Scott G Winterton,
Current Utah State Prison location Friday, Feb. 27, 2015, in Draper Utah.

What is the purpose of moving the Utah State Prison from Draper? The stated objective has changed over time. Today I challenge four of the many myths perpetuated by the Prison Relocation Commission (PRC).

Myth 1: If the prison is not moved, the $1.8 billion economic output to the state will not happen.

It is a fallacy to say if a company can’t come to the prison land in Draper, they won’t come at all. Looking at what is happening in northern Utah County with companies such as Adobe, Xactware, Ancestry, VivintSolar, Oracle and others clearly shows this myth is not true. Investing in Mountain View Corridor would open thousands of acres of land for development rather than simply putting a billion dollars into developing 680 acres in Draper. Currently there are over 3 million square feet of vacant commercial real estate in Draper.
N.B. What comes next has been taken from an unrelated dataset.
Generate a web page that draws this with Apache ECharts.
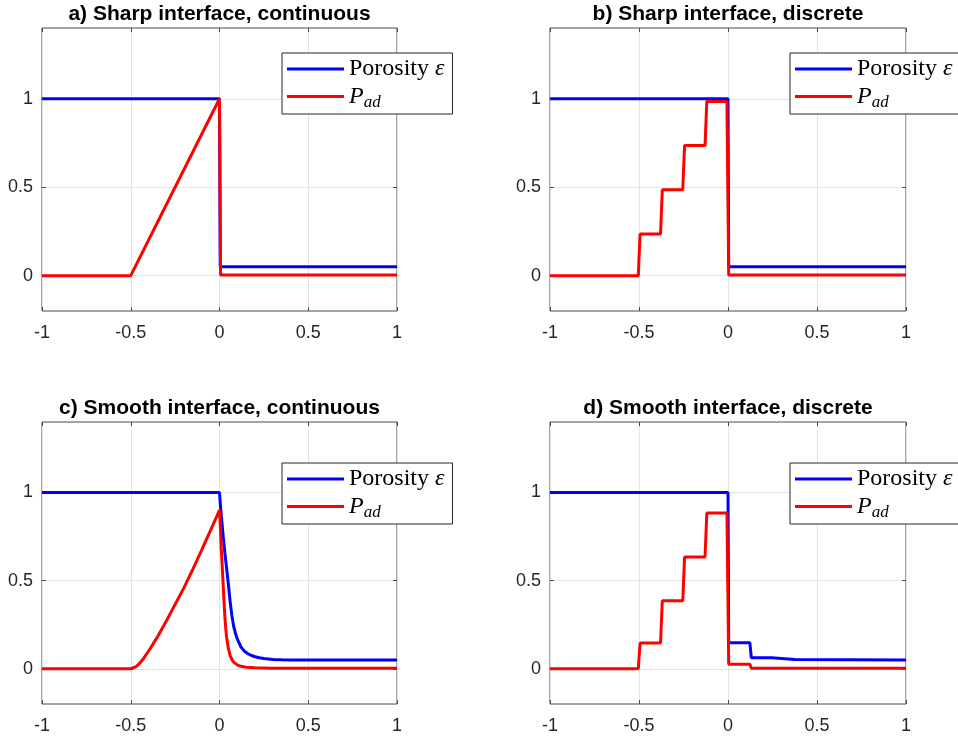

Myth 2: The Utah State Prison must be moved to enact meaningful prison reform and reduce recidivism.

People enable reform, not buildings. The Department of Corrections estimates that there would be a 20 percent loss in volunteers if the prison moves. Inmates who receive visitors are 13 percent less likely to re-offend. Moving inmates further away from volunteers, families, medical services, courts and other specialists would not help reform. The Draper site has the infrastructure, access and personnel base needed to assist reform. Building a new prison on-site would meet this objective.

Myth 3: There is not enough land on the Draper site to rebuild the new prison.

The PRC has stated that issues with the power corridor running through the property, as well as existing roads, inhibit the ability to rebuild the prison on-site. However, the map on page 158 of the state-hired consultant MGT of America's January 2014 report shows the Draper property fully developed; every acre is counted in its economic output estimate. Rep. Fred Cox, R-West Valley, an architect, has detailed how this rebuild can be done with the land available on-site.

Myth 4: The sale of the prison land will pay for the move of the prison.

MGT estimates in its 2014 report that the cost of relocation will be “an additional billion in the next 20 years.” PRC Informational Brochure Volume 2 states that to keep the prison in Draper, the cost to “maintain, repair, and replace the aging” facility will be $238 million over 20 years. MGT’s appraisal has the land in Draper valued at $51.3 million. This does not come close to the $1 billion it will cost to relocate. Furthermore, the touted $1.8 billion economic output will not repay the general fund that paid for the prison. Page 175 of the MGT report states, “We note that the economic impact from development of the Draper site is not a direct benefit to the state. Our analysis found that the total annual state and local tax benefits were $94.6 million once the site was fully developed.”

It is the responsibility of Utahns from Logan to St. George to learn the facts about the prison relocation, the process and what it means to you. Poll after poll show the majority of Utahns opposed to the prison relocation. Ultimately, this is a taxpayer issue. It is the largest taxpayer-funded project in Utah history besides the I-15 expansion. All Utahns will pay for it, but only a few Utahns will benefit. This is a prime example of privatizing profits and socializing expenses. The more that comes to light in researching the prison relocation, the more evident it is that it would be a huge mistake and a monumental waste of taxpayer dollars.

Erica Groneman is a leader of No Prison in Eagle Mountain or Fairfield as well as an active member of Keep It In Draper.